This follows on from my post a couple of days ago about not belonging to Christian sub-groups. If you missed that you might find it helpful to go here first.
We have had a lot of discussion over the last few years about packaging. Where was your shirt made? What is it made of? How many calories are there in it and will it contain anything hypo-allergenic. My shirt contains a single nut but let's not go there.
In a world where everything is labelled (cue the movie-trailer voice) one man refuses to put his story on the packaging.
You see as I grew into this whole Jesus-following, truth-seeking business I discovered that people, knowing the church which had brought me to discover shavings of mustard seed in the first place and my journey through training, would ask questions. Are you an evangelical? Are you a conservative evangelical? Are you a charismatic? Are you sound? Are you thoroughly biblical? Do you denounce liberalism and all its ways?

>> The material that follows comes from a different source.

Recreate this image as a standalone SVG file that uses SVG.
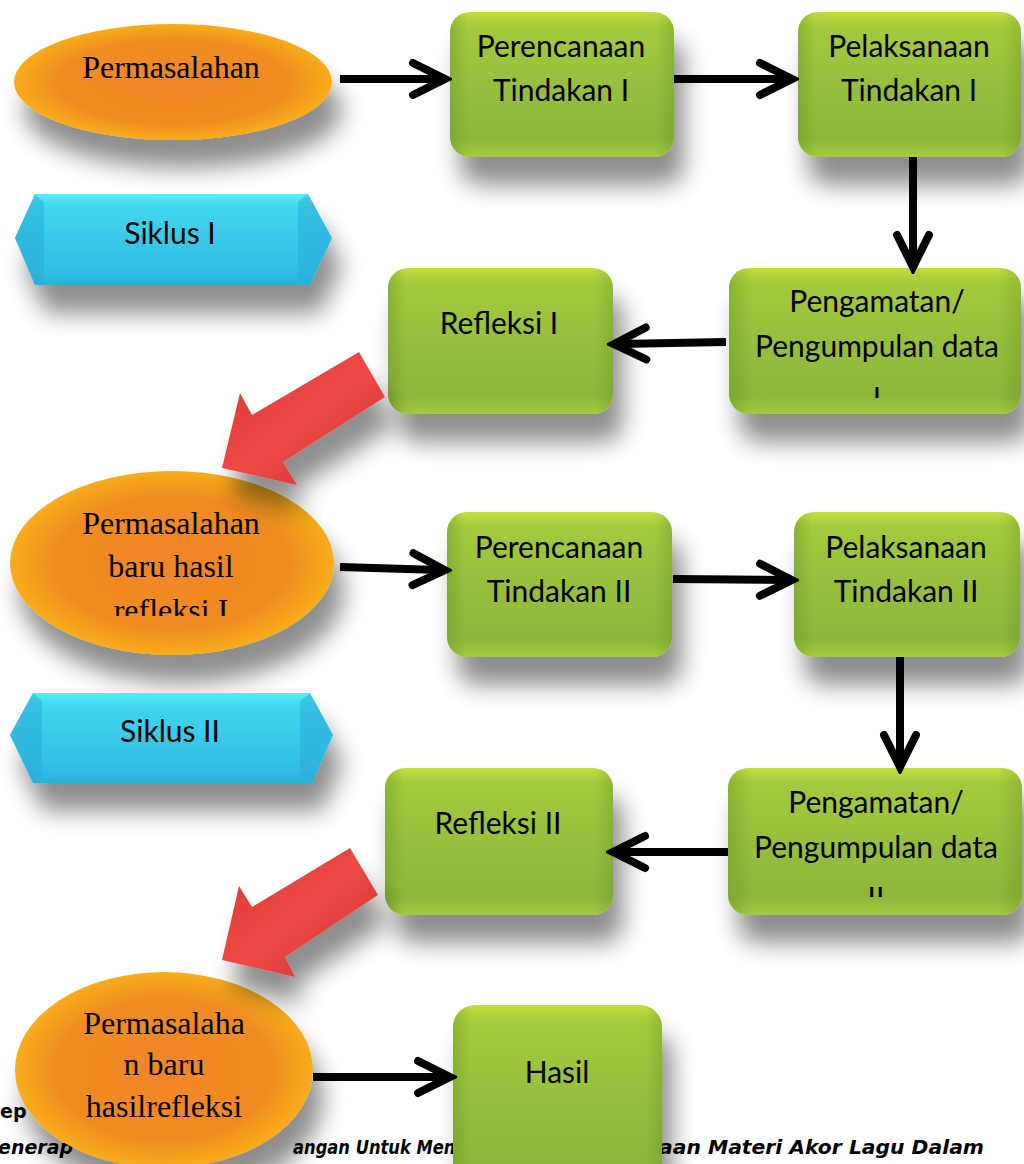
<svg xmlns="http://www.w3.org/2000/svg" width="1024" height="1164" viewBox="0 0 1024 1164">
<style>
.box-t{font-family:Lato,"Open Sans",sans-serif;font-size:30px;fill:#000;text-anchor:middle}
.ell-t{font-family:"Liberation Serif","Times New Roman",serif;font-size:32px;fill:#000;text-anchor:middle}
.cap{font-family:"DejaVu Sans",Verdana,sans-serif;font-weight:bold;font-size:19px;fill:#000}
.conn{stroke:#000;stroke-width:8;fill:none}
.box{fill:url(#gGreen)}
.boxedge{fill:url(#gGreenEdge)}
.ell{fill:url(#gOrange)}
.hex{fill:url(#gCyan)}
.hexend{fill:#2aa9d6;opacity:0.5}
.red{fill:url(#gRed)}
</style>
<defs>
<linearGradient id="gGreen" x1="0" y1="0" x2="0" y2="1">
<stop offset="0" stop-color="#c3dd3c"/>
<stop offset="0.1" stop-color="#a4ca3e"/>
<stop offset="0.5" stop-color="#96bf3d"/>
<stop offset="0.88" stop-color="#8db73a"/>
<stop offset="1" stop-color="#a3cb40"/>
</linearGradient>
<linearGradient id="gGreenEdge" x1="0" y1="0" x2="1" y2="0">
<stop offset="0" stop-color="#5d8a22" stop-opacity="0.35"/>
<stop offset="0.08" stop-color="#5d8a22" stop-opacity="0"/>
<stop offset="0.92" stop-color="#5d8a22" stop-opacity="0"/>
<stop offset="1" stop-color="#5d8a22" stop-opacity="0.3"/>
</linearGradient>
<radialGradient id="gOrange" cx="0.5" cy="0.5" r="0.5">
<stop offset="0" stop-color="#ef8626"/>
<stop offset="0.72" stop-color="#f08b22"/>
<stop offset="1" stop-color="#f8ad1c"/>
</radialGradient>
<linearGradient id="gCyan" x1="0" y1="0" x2="0" y2="1">
<stop offset="0" stop-color="#4ff2f8"/>
<stop offset="0.15" stop-color="#40d6ee"/>
<stop offset="0.85" stop-color="#32bde3"/>
<stop offset="1" stop-color="#2aaedc"/>
</linearGradient>
<linearGradient id="gRed" x1="0" y1="0" x2="1" y2="1">
<stop offset="0" stop-color="#d93434"/>
<stop offset="0.5" stop-color="#ee4a46"/>
<stop offset="1" stop-color="#c93030"/>
</linearGradient>
<filter id="sh" x="-30%" y="-30%" width="170%" height="200%">
<feGaussianBlur in="SourceAlpha" stdDeviation="12"/>
<feOffset dx="10" dy="28"/>
<feComponentTransfer><feFuncA type="linear" slope="0.45"/></feComponentTransfer>
<feMerge><feMergeNode/><feMergeNode in="SourceGraphic"/></feMerge>
</filter>
<marker id="chev" viewBox="-40 -24 52 48" refX="0" refY="0" markerWidth="52" markerHeight="48" markerUnits="userSpaceOnUse" orient="auto">
<path d="M-27,-16 L5,0 L-27,16" fill="none" stroke="#000" stroke-width="8" stroke-linecap="round" stroke-linejoin="miter"/>
</marker>
<clipPath id="cPeng1"><rect x="729" y="268" width="292" height="130"/></clipPath>
<clipPath id="cPeng2"><rect x="728" y="768" width="294" height="129"/></clipPath>
<clipPath id="cEll2"><rect x="0" y="470" width="340" height="146"/></clipPath>
</defs>

<rect width="1024" height="1164" fill="#fff"/>

<g id="caption">
<text class="cap" x="0" y="1118">ep</text>
<text class="cap" x="-2" y="1154" font-style="italic">enerap</text>
<text class="cap" x="293" y="1154" font-style="italic" textLength="168" lengthAdjust="spacingAndGlyphs">angan Untuk Meni</text>
<text class="cap" x="659" y="1154" font-style="italic" textLength="325" lengthAdjust="spacingAndGlyphs">aan Materi Akor Lagu Dalam</text>
</g>

<g id="n-permasalahan">
<ellipse class="ell" cx="173" cy="82" rx="159" ry="58" filter="url(#sh)"/>
<text class="ell-t" x="171" y="78">Permasalahan</text>
</g>

<g id="n-perencanaan1">
<rect class="box" x="450" y="12" width="224" height="145" rx="20" filter="url(#sh)"/>
<rect class="boxedge" x="450" y="12" width="224" height="145" rx="20"/>
<text class="box-t" x="561" y="57">Perencanaan</text>
<text class="box-t" x="561" y="101">Tindakan I</text>
</g>

<g id="n-pelaksanaan1">
<rect class="box" x="798" y="12" width="223" height="145" rx="20" filter="url(#sh)"/>
<rect class="boxedge" x="798" y="12" width="223" height="145" rx="20"/>
<text class="box-t" x="909" y="57">Pelaksanaan</text>
<text class="box-t" x="909" y="101">Tindakan I</text>
</g>

<g id="n-siklus1">
<polygon class="hex" points="15,238 35,194 308,194 332,238 310,285 35,285" filter="url(#sh)"/>
<polygon class="hexend" points="15,238 35,194 44,202 44,277 35,285"/>
<polygon class="hexend" points="332,238 308,194 298,202 298,277 310,285"/>
<text class="box-t" x="170" y="244">Siklus I</text>
</g>

<g id="n-pengamatan1">
<rect class="box" x="729" y="268" width="292" height="146" rx="20" filter="url(#sh)"/>
<rect class="boxedge" x="729" y="268" width="292" height="146" rx="20"/>
<g clip-path="url(#cPeng1)">
<text class="box-t" x="877" y="312">Pengamatan/</text>
<text class="box-t" x="877" y="357">Pengumpulan data</text>
<text class="box-t" x="877" y="409">I</text>
</g>
</g>

<g id="n-refleksi1">
<rect class="box" x="388" y="268" width="225" height="146" rx="20" filter="url(#sh)"/>
<rect class="boxedge" x="388" y="268" width="225" height="146" rx="20"/>
<text class="box-t" x="499" y="334">Refleksi I</text>
</g>

<g id="n-permasalahan2">
<ellipse class="ell" cx="172" cy="563" rx="162" ry="92" filter="url(#sh)"/>
<g clip-path="url(#cEll2)">
<text class="ell-t" x="171" y="534">Permasalahan</text>
<text class="ell-t" x="171" y="577">baru hasil</text>
<text class="ell-t" x="171" y="621">refleksi I</text>
</g>
</g>

<g id="n-perencanaan2">
<rect class="box" x="447" y="512" width="225" height="145" rx="20" filter="url(#sh)"/>
<rect class="boxedge" x="447" y="512" width="225" height="145" rx="20"/>
<text class="box-t" x="559" y="558">Perencanaan</text>
<text class="box-t" x="559" y="602">Tindakan II</text>
</g>

<g id="n-pelaksanaan2">
<rect class="box" x="794" y="512" width="226" height="145" rx="20" filter="url(#sh)"/>
<rect class="boxedge" x="794" y="512" width="226" height="145" rx="20"/>
<text class="box-t" x="906" y="558">Pelaksanaan</text>
<text class="box-t" x="906" y="602">Tindakan II</text>
</g>

<g id="n-siklus2">
<polygon class="hex" points="10,735 33,693 310,693 333,735 312,783 33,783" filter="url(#sh)"/>
<polygon class="hexend" points="10,735 33,693 42,701 42,775 33,783"/>
<polygon class="hexend" points="333,735 310,693 300,701 300,775 312,783"/>
<text class="box-t" x="170" y="742">Siklus II</text>
</g>

<g id="n-pengamatan2">
<rect class="box" x="728" y="768" width="294" height="147" rx="20" filter="url(#sh)"/>
<rect class="boxedge" x="728" y="768" width="294" height="147" rx="20"/>
<g clip-path="url(#cPeng2)">
<text class="box-t" x="876" y="813">Pengamatan/</text>
<text class="box-t" x="876" y="858">Pengumpulan data</text>
<text class="box-t" x="876" y="909">II</text>
</g>
</g>

<g id="n-refleksi2">
<rect class="box" x="385" y="768" width="228" height="147" rx="20" filter="url(#sh)"/>
<rect class="boxedge" x="385" y="768" width="228" height="147" rx="20"/>
<text class="box-t" x="498" y="834">Refleksi II</text>
</g>

<g id="n-permasalahan3">
<ellipse class="ell" cx="164" cy="1070" rx="149" ry="98" filter="url(#sh)"/>
<text class="ell-t" x="164" y="1034">Permasalaha</text>
<text class="ell-t" x="164" y="1075">n baru</text>
<text class="ell-t" x="164" y="1117">hasilrefleksi</text>
</g>

<g id="n-hasil">
<rect class="box" x="453" y="1005" width="209" height="180" rx="22" filter="url(#sh)"/>
<rect class="boxedge" x="453" y="1005" width="209" height="180" rx="22"/>
<text class="box-t" x="557" y="1083">Hasil</text>
</g>

<g id="connectors">
<line class="conn" x1="340" y1="79" x2="440" y2="79" marker-end="url(#chev)"/>
<line class="conn" x1="674" y1="79" x2="787" y2="79" marker-end="url(#chev)"/>
<line class="conn" x1="913" y1="157" x2="913" y2="262" marker-end="url(#chev)"/>
<line class="conn" x1="726" y1="342" x2="619" y2="344" marker-end="url(#chev)"/>
<polygon class="red" points="359,352 385,397 283,462 297,485 222,468 240,393 252,415" filter="url(#sh)"/>
<line class="conn" x1="340" y1="567" x2="440" y2="570" marker-end="url(#chev)"/>
<line class="conn" x1="673" y1="579" x2="787" y2="580" marker-end="url(#chev)"/>
<line class="conn" x1="900" y1="657" x2="900" y2="762" marker-end="url(#chev)"/>
<line class="conn" x1="728" y1="852" x2="618" y2="852" marker-end="url(#chev)"/>
<polygon class="red" points="350,848 378,895 285,957 295,977 222,960 239,886 252,907" filter="url(#sh)"/>
<line class="conn" x1="313" y1="1077" x2="445" y2="1077" marker-end="url(#chev)"/>
</g>
</svg>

The answers to these have changed over the years and have all, at one time or another, been yes, no and not sure.
I was talking to a Bishop I know on Monday. The bishops of Bath and Wells visit all the clergy in their diocese during Lent over a three year period. Good work. Thanks. In reference to my evangelical credentials I was asked 'You tick all the boxes don't you?' Do I? Three days later I realise I avoided the question.
So part two of my plan for the last ten years of full-time ordained ministry, my second conclusion in my continuing journey of faith is this. I'm going to take the labels off my garments. Labels can be for other people. You watch me and if it helps to decide what I am called then call me it. I won't self-designate any more. It won't be that hard; I've virtually stopped anyway.
I recall my dislike of my school nickname of Willy. I could, with a concerted effort, have become incredibly unpopular by telling everyone who ever used it that I didn't like it and would like it changed, getting teacher support (as if, in those days) if I dared. It would have been like turning back a tsunami.
I am, from now on, seeking to express my conviction that Jesus is worth following, in the freshest words I can find for each person I meet. You may attach labels if you so wish. Hopefully not Willy.